Raporda infaz yasası çıktığında şu durumda olanların tahliye edileceği yazılmış: “İnsan ticareti, göçmen kaçakçılığı, neticesi sebebiyle ağırlaşan yaralama, kasten yaralama sonucu ölüme neden olma, yağma (gasp), hırsızlık, rüşvet, zimmet, irtikap vb. gibi oldukça ağır cezaları gerektiren suçlardan mahkum olanlar, mahkum oldukları cezanın yarısını infaz kurumunda çekecek iken; bir kadına söz atan veya cinsel amaçlı olarak saçını okşayan ya da bir kimsenin kişisel verilerini kaydeden yahut başkasıyla yaptığı telefon konuşmasının içeriğini diğerinin rızası olmaksızın ifşa eden kişiler mahkum oldukları cezanın üçte ikisini infaz kurumunda çekecektir.”
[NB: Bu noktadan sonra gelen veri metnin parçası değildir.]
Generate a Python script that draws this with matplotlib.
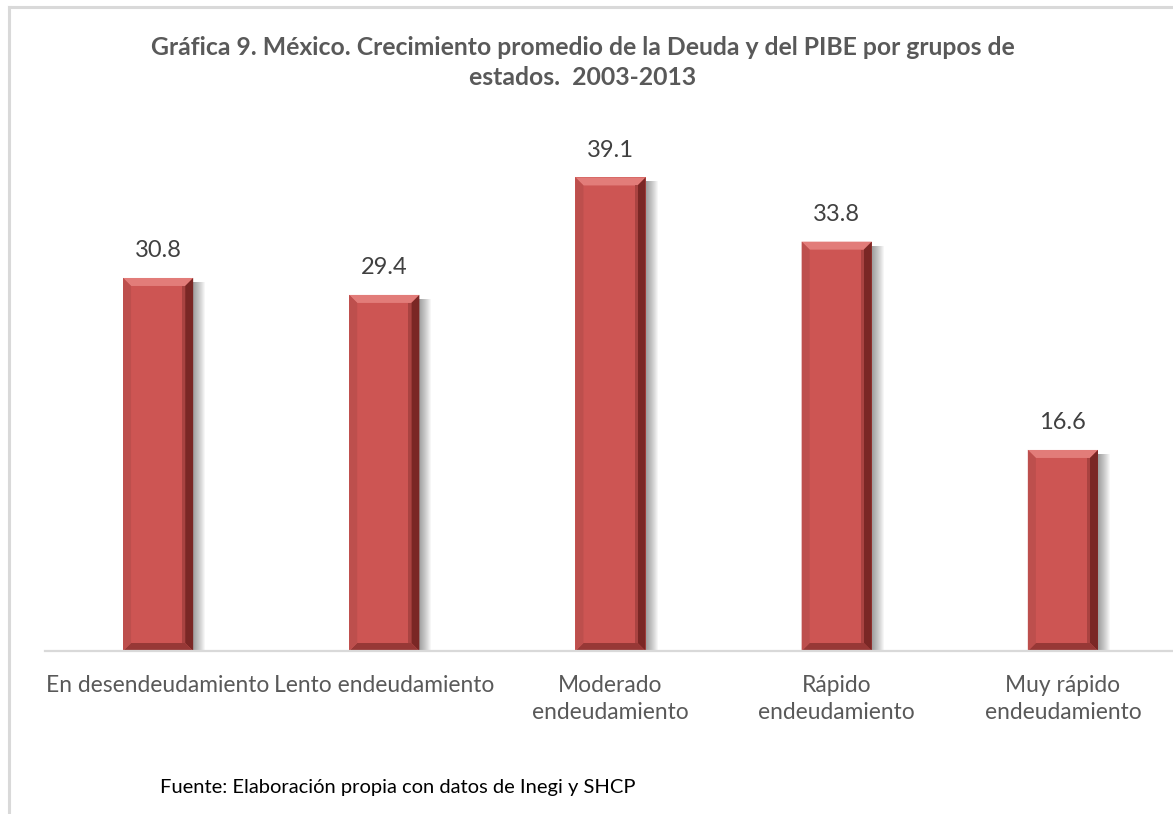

Kanun teklifindeki çelişkileri, tutarsızları madde madde anlatmışlar hatta verdikleri rakamlar bile vardı:
“Avrupa ülkelerinde her 100.000 kişide ortalama 100 kişi ceza infaz kurumlarında bulunmaktadır. Dünyada bu oran 100.000 kişide 146’dır. Bu oran Türkiye’de ise 100.000 kişide 350’dir.”
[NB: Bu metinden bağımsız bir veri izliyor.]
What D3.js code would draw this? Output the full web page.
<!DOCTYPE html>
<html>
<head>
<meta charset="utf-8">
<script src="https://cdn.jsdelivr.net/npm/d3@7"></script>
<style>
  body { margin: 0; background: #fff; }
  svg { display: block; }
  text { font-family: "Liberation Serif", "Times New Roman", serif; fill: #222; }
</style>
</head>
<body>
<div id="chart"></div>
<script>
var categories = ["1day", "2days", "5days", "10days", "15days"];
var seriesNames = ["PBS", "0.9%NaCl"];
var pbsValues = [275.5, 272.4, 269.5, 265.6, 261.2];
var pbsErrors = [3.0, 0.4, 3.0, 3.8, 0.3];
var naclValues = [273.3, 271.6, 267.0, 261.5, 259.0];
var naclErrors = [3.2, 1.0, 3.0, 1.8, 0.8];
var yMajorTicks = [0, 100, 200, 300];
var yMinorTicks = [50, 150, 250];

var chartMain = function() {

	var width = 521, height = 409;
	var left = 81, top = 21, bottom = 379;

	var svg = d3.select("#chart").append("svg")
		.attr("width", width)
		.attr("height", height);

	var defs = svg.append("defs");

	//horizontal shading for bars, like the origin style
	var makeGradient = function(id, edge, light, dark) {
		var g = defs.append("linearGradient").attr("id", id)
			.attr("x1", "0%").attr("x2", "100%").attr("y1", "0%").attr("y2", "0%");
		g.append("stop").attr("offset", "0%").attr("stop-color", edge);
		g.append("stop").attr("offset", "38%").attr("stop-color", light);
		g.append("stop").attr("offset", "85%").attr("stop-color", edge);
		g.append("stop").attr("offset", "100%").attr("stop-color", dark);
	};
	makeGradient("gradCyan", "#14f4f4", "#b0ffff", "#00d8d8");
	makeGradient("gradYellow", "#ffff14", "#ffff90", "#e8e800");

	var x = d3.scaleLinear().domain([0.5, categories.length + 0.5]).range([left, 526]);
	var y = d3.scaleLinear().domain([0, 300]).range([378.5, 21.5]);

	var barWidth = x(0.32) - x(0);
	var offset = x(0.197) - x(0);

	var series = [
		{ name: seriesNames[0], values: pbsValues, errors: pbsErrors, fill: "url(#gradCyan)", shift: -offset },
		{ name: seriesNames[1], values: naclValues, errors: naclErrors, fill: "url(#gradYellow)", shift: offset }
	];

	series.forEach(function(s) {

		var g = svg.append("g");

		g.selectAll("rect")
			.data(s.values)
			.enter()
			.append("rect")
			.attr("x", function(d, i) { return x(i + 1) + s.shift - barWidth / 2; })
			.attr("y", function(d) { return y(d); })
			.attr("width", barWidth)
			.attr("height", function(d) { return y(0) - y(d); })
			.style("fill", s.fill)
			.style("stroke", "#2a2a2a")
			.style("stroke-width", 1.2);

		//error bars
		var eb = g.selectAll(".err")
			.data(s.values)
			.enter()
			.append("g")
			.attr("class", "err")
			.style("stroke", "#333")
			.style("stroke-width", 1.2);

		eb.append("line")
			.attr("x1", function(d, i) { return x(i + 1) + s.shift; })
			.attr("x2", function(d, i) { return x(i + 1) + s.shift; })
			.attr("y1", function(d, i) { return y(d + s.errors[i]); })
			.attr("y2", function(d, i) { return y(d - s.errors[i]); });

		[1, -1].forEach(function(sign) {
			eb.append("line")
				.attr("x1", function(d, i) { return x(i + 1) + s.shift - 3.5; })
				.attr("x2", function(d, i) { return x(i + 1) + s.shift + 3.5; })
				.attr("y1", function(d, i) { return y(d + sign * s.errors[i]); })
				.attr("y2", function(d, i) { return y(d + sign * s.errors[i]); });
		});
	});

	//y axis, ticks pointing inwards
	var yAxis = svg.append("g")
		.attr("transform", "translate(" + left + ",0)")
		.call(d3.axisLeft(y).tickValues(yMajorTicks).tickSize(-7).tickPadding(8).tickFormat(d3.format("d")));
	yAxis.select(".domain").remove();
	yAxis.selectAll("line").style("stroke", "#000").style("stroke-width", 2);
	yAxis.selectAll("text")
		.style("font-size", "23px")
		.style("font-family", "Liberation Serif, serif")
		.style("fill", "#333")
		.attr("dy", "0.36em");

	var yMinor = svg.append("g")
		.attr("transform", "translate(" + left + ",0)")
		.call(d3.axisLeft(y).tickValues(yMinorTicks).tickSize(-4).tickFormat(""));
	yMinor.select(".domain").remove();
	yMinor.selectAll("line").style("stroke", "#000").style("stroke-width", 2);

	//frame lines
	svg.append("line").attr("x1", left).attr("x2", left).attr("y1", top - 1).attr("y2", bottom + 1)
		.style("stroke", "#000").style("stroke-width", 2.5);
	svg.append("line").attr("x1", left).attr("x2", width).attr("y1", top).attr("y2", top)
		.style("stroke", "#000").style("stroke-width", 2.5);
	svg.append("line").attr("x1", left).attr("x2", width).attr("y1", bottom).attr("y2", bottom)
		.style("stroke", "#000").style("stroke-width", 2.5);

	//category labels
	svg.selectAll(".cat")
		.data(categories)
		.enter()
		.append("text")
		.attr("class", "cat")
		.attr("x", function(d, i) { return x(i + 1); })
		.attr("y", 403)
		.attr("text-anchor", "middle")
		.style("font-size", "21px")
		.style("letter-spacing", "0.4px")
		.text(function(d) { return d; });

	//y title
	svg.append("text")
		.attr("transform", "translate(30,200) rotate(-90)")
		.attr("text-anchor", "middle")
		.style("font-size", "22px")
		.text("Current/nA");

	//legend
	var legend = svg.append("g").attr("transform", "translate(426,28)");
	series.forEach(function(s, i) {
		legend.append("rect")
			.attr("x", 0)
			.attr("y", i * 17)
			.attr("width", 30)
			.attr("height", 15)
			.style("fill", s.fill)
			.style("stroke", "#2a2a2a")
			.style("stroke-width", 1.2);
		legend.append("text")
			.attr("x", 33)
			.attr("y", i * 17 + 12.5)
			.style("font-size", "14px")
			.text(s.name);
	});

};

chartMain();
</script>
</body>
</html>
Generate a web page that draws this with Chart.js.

Şimdi iktidar yetkilileri çıkıyor ve dün bütün bu uyarılar yapılmamış, iktidara daha dün gelmişler gibi adalete olan güveni tesis edeceklerini, yargıya ilişkin toplumda cezasızlık algısının oluşmasına müsaade etmeyeceklerini, kadınlarımızın sokaklarda rahatça hareket etmesi için ne gerekiyorsa yapacaklarını söylüyorlar.
AK Parti’nin Sözcüsü Ömer Çelik’in şu sözleri 22 yıldır iktidarda olan bir partinin sözcüsünün açıklaması gibi mi duruyor: “Bu eylemleri gerçekleştiren kişilerin bu süreçlerin içerisinden nasıl tekrar çıkabildikleri, tekrar bu eylemleri üst üste işleme konusunda, bu zemini nasıl bulabildiklerini en derin şekilde incelediğimizi ifade etmek isterim.”
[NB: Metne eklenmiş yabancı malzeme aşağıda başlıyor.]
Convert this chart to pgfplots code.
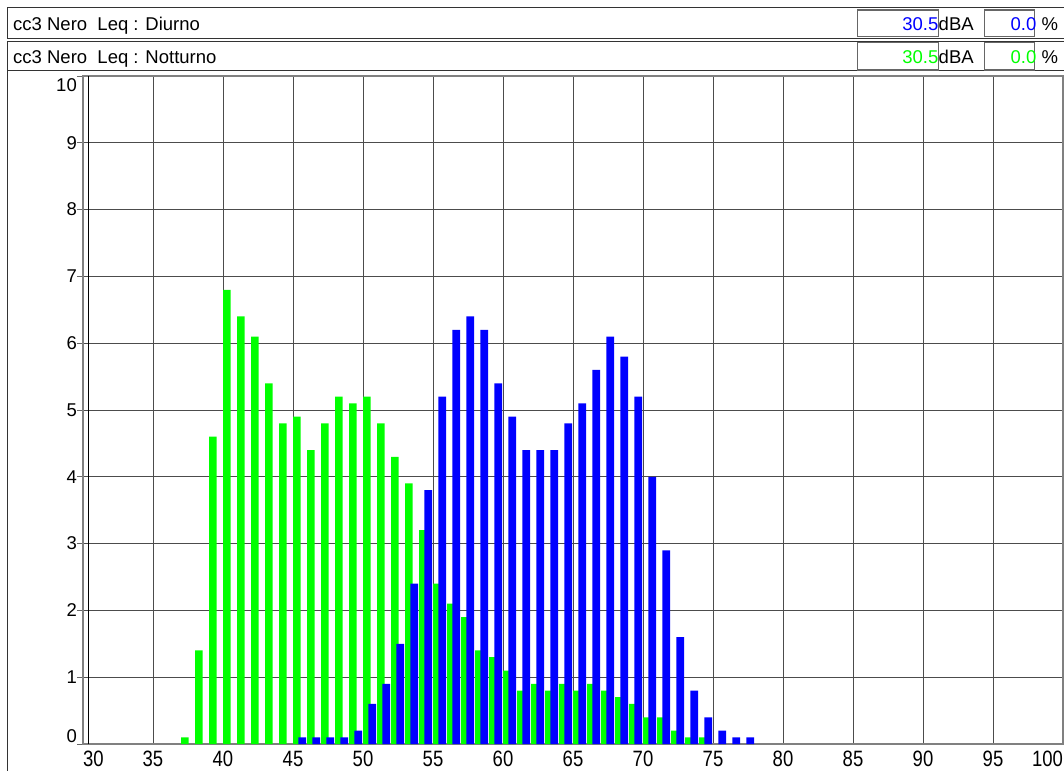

En derin şekilde inceleyecekler, İnfaz Yasasındaki boşlukları bulacaklar, milletten gelen eleştirileri dikkate alacaklar ve sokakların güvenliğini sağlayacaklar.
Kamuoyunda “cezasızlık” algısının oluşmasında hiçbir sorumluluğu olmayan AK Parti iktidarı gerekli düzenlemeleri yaparak, atılması gereken bütün adımları atarak kamuoyunda oluşan “cezasızlık” algısının ortadan kalkmasını sağlayacak!…
Şimdi gelelim benim “yeni cezaevleri mi yapılacak” sorusunu sormama neden olan Cumhurbaşkanı Erdoğan’ın sözüne…
Erdoğan diyor ki “Kamuoyunda oluşan ‘cezasızlık’ algısına karşı ‘infaz ve denetimli serbestlik’ uygulamalarında gerekli düzenlemeleri yapacağız. Böylece suç işleyen herkes cezaevine girecek!”
Onlarca suç kaydı olan kişiler ceza alsalar bile cezalarının infaza dönüşmemesinin, cezaevine girip çıkmalarının sebebi cezaevlerinde yer olmayışı değil mi?
Türkiye bugün Avrupa Konseyi’ne üye ülkeler arasında 350 binin üzerinde kişi ile mahkum ve tutuklu sayısının en yüksek olduğu ülke.
Cezaevlerinde yer yok. Adalet Bakanı Yılmaz Tunç “Cezaevi dolu diye bir suçlunun cezaevine alınmaması gibi bir durum söz konusu olamaz” diyor. Adalet Bakanı sözlerinde haklı aynı zamanda cezaevlerinin kapasitesinin üzerinde dolu olduğunu da kabul ediyor.
Cezaevleri kapasitesinin üzerinde dolu bir ülkede iktidar suç işleyen herkesin cezaevine girmesini nasıl sağlayacak?
Umarım iktidar hukuk devletinden uzaklaştığımız için ülkemizde bu vahim tablonun oluştuğunu kabul eder ve artık hukuka, adalete döner.